Я могу ослышаться, слушая речь, но подобное редко случается со мной, когда я слушаю музыку: ноты, мелодии, гармония, музыкальные фразы остаются такими же богатыми и полнозвучными, какими были для меня всегда (хотя я могу ослышаться в восприятии слов). Видимо, в самом механизме, каким мозг обрабатывает музыку, содержится то, что придает крепость ее восприятию, даже если имеет место несовершенство слуха, и, наоборот, в системах восприятия речи находится нечто, что делает ее более уязвимой к искажениям или невнятности.
Игра на музыкальном инструменте или просто прослушивание музыки требует не только анализа тональности и ритма, но и включает в действие процедурную память и эмоциональные центры мозга; музыкальные пьесы хранятся в памяти и допускают предвосхищение.
Но речь, возможно, декодируется и другими системами мозга, например, семантической памятью и синтаксисом. Речь – процесс открытый, изобретательный, полон импровизациями, многозначностью и смысловыми вариациями. Здесь мы пользуемся невероятной свободой, и это делает устную речь бесконечно гибкой и приспособляемой, однако и подверженной искажениям и ошибочному восприятию.
Был ли Фрейд неправ, рассуждая об оговорках и погрешностях слухового восприятия? Разумеется, нет. Он выдвинул на первый план фундаментальные суждения о желаниях, страхах, мотивах и конфликтах, не присутствующих в сознании или вытесненных из него, и эти психологические феномены могут окрашивать оговорки, нарушения восприятия устной речи или прочитанной. Но, вероятно, Фрейд был слишком настойчив, считая, будто все без исключения нарушения восприятия являются результатом неосознаваемых мотивов.

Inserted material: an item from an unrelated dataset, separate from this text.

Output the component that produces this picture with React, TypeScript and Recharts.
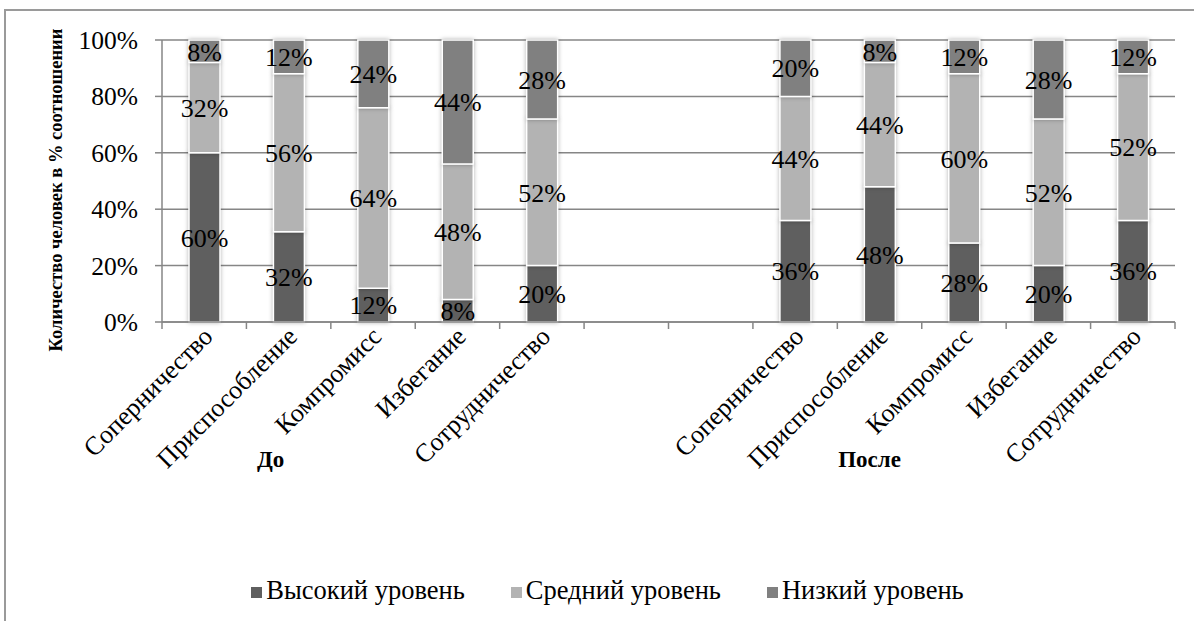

Собирая последние несколько лет примеры своих погрешностей в восприятии речи, но не деля их по принципу пристрастий и анализируя объективно, я прихожу к выводу, что Фрейд недооценил мощь нейронных механизмов и их сочетание с открытой и непредсказуемой природой языка, которая аннулирует смысл, порождает нарушения восприятия, а это абсолютно несущественно как для контекста, так и для подсознательных мотиваций.
И все же в природе подобных нарушений восприятия, когда человек говорит: «Ой, я ослышался!», всегда есть стиль или остроумие – «черта» – мгновенные изобретения, которые в известной степени суть отражение индивидуальности, интересов и жизненного опыта, и это больше всего нравится мне в ошибках восприятия. Только в царстве таких явлений – во всяком случае, присущих мне, – термокаутер может превратиться в теорему Кантора (один из самых моих любимых математиков), подстилка в пастилку, а наложница в ножницы!